Recorded information:
↓

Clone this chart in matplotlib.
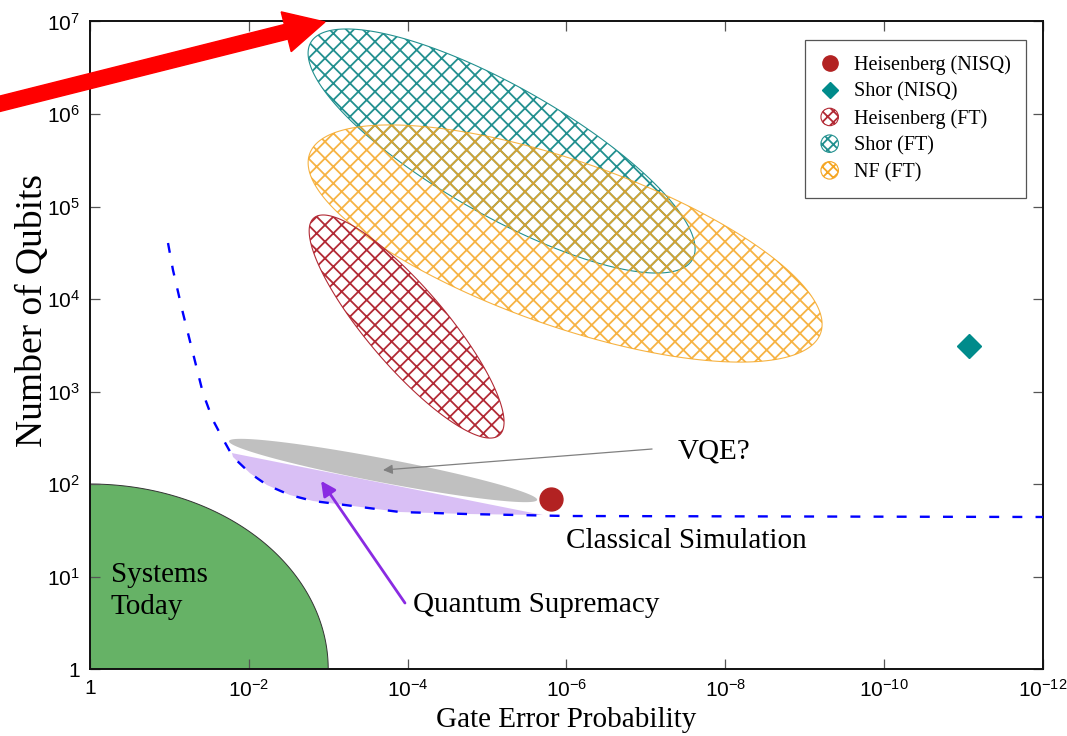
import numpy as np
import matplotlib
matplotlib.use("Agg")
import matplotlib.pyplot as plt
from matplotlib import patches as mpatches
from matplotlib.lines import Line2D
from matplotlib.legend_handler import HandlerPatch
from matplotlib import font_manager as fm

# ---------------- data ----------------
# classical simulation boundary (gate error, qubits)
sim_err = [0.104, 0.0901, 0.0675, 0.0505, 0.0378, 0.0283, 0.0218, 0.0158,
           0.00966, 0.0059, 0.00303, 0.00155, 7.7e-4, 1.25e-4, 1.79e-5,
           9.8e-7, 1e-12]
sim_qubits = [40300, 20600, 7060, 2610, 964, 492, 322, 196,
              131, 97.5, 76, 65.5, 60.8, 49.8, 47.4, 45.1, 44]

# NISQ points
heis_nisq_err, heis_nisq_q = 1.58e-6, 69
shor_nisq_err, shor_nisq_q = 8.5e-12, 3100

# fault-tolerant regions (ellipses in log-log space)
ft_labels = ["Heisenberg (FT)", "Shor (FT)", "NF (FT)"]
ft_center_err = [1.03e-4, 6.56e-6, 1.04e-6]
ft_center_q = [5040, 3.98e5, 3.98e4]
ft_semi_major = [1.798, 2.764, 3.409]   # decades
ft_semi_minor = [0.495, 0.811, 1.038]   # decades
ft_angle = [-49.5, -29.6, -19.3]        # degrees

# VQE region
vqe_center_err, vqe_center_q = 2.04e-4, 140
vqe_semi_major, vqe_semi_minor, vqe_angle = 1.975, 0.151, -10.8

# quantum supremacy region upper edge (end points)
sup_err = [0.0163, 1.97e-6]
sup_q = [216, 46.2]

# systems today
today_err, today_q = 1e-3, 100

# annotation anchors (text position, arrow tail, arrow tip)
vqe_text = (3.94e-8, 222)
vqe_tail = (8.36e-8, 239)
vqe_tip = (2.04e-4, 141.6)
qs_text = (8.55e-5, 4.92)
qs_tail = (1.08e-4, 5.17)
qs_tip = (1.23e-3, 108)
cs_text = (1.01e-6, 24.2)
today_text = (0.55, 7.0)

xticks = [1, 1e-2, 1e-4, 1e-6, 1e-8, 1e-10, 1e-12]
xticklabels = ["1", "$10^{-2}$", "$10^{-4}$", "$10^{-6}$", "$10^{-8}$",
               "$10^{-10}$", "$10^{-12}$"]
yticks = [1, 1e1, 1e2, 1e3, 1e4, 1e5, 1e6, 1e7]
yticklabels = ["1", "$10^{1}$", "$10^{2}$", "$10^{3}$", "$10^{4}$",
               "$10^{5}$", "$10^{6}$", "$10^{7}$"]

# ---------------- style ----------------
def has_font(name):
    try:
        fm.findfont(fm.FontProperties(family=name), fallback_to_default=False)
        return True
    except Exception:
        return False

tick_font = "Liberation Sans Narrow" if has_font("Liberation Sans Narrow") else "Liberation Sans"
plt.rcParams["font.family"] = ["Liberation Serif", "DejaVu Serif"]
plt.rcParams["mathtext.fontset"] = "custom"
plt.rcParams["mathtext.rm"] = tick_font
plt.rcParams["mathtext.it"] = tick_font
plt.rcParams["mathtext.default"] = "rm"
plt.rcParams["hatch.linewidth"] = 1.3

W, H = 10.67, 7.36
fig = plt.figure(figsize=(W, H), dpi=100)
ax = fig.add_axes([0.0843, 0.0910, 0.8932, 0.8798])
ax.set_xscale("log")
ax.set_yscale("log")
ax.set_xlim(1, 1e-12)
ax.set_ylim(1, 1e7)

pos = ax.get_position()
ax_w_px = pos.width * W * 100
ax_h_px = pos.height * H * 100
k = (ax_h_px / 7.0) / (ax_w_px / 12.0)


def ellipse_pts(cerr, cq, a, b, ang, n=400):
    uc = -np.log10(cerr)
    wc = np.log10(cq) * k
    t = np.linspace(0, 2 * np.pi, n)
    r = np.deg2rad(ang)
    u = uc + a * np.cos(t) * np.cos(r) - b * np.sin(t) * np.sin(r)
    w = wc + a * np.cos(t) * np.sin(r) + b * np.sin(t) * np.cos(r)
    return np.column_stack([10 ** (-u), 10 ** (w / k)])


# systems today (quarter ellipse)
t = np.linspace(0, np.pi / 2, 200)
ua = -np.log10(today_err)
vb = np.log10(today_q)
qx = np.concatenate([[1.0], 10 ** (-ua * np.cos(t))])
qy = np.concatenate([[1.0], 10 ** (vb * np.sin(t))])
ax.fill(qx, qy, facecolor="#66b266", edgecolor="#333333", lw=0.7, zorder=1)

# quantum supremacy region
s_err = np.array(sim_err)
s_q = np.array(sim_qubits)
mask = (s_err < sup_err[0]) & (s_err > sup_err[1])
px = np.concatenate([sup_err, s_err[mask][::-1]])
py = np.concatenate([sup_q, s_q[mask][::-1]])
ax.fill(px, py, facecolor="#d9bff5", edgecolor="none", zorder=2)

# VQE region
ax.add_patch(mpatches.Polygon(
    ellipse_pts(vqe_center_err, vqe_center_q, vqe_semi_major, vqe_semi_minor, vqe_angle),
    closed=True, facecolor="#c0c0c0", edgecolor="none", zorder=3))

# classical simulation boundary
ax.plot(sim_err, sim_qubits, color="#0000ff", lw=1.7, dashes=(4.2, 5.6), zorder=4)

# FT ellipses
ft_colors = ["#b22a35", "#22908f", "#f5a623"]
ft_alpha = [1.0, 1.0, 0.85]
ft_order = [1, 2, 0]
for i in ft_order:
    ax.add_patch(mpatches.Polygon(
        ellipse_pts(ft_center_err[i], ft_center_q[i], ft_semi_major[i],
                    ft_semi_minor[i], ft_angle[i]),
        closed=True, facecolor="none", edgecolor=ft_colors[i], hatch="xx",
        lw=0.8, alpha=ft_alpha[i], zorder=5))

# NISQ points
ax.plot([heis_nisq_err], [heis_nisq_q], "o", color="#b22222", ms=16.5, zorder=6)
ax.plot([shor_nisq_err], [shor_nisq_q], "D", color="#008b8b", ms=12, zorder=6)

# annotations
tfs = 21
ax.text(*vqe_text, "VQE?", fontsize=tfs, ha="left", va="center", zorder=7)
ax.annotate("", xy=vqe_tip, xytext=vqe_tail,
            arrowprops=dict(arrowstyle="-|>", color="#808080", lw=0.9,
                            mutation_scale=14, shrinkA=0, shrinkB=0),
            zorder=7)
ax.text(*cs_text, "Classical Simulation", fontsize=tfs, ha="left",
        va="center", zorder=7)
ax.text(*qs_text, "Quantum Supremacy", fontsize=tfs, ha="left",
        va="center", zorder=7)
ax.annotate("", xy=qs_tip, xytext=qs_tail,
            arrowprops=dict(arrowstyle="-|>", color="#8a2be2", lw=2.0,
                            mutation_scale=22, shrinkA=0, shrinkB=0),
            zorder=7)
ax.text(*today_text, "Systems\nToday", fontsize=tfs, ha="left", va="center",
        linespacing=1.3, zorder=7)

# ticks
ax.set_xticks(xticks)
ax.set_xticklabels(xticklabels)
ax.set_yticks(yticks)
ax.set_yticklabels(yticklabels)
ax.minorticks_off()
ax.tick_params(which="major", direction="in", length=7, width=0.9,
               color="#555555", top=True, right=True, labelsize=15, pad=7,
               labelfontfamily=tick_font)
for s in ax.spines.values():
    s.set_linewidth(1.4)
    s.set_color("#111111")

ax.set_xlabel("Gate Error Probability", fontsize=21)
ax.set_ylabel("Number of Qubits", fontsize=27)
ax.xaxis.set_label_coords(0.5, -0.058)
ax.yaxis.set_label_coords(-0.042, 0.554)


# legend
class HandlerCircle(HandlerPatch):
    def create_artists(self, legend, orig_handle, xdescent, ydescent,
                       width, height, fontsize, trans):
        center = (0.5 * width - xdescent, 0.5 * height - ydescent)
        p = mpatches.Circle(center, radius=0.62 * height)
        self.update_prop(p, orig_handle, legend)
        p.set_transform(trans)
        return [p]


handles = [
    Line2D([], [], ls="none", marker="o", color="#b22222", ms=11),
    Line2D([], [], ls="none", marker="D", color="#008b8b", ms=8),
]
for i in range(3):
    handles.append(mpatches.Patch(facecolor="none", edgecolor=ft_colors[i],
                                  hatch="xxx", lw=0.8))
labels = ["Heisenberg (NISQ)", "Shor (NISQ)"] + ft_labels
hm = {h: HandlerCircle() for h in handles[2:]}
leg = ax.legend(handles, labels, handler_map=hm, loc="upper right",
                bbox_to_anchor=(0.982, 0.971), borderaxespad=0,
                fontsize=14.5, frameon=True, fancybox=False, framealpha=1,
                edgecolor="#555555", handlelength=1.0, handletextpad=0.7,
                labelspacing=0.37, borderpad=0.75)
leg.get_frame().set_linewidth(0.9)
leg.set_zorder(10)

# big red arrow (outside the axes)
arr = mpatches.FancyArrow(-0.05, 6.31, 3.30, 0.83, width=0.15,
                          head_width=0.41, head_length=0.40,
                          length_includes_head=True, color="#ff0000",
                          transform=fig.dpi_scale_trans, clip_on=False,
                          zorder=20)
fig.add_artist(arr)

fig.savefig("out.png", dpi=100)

↑

What the exercise asks: Without the pictures, please reproduce each line of the listing above exactly, from the first one through the line bearing "ft_angle = [-49.5, -29.6, -19.3]".

Result for this exercise:
Clone this chart in matplotlib.
import numpy as np
import matplotlib
matplotlib.use("Agg")
import matplotlib.pyplot as plt
from matplotlib import patches as mpatches
from matplotlib.lines import Line2D
from matplotlib.legend_handler import HandlerPatch
from matplotlib import font_manager as fm

# ---------------- data ----------------
# classical simulation boundary (gate error, qubits)
sim_err = [0.104, 0.0901, 0.0675, 0.0505, 0.0378, 0.0283, 0.0218, 0.0158,
           0.00966, 0.0059, 0.00303, 0.00155, 7.7e-4, 1.25e-4, 1.79e-5,
           9.8e-7, 1e-12]
sim_qubits = [40300, 20600, 7060, 2610, 964, 492, 322, 196,
              131, 97.5, 76, 65.5, 60.8, 49.8, 47.4, 45.1, 44]

# NISQ points
heis_nisq_err, heis_nisq_q = 1.58e-6, 69
shor_nisq_err, shor_nisq_q = 8.5e-12, 3100

# fault-tolerant regions (ellipses in log-log space)
ft_labels = ["Heisenberg (FT)", "Shor (FT)", "NF (FT)"]
ft_center_err = [1.03e-4, 6.56e-6, 1.04e-6]
ft_center_q = [5040, 3.98e5, 3.98e4]
ft_semi_major = [1.798, 2.764, 3.409]   # decades
ft_semi_minor = [0.495, 0.811, 1.038]   # decades
ft_angle = [-49.5, -29.6, -19.3]        # degrees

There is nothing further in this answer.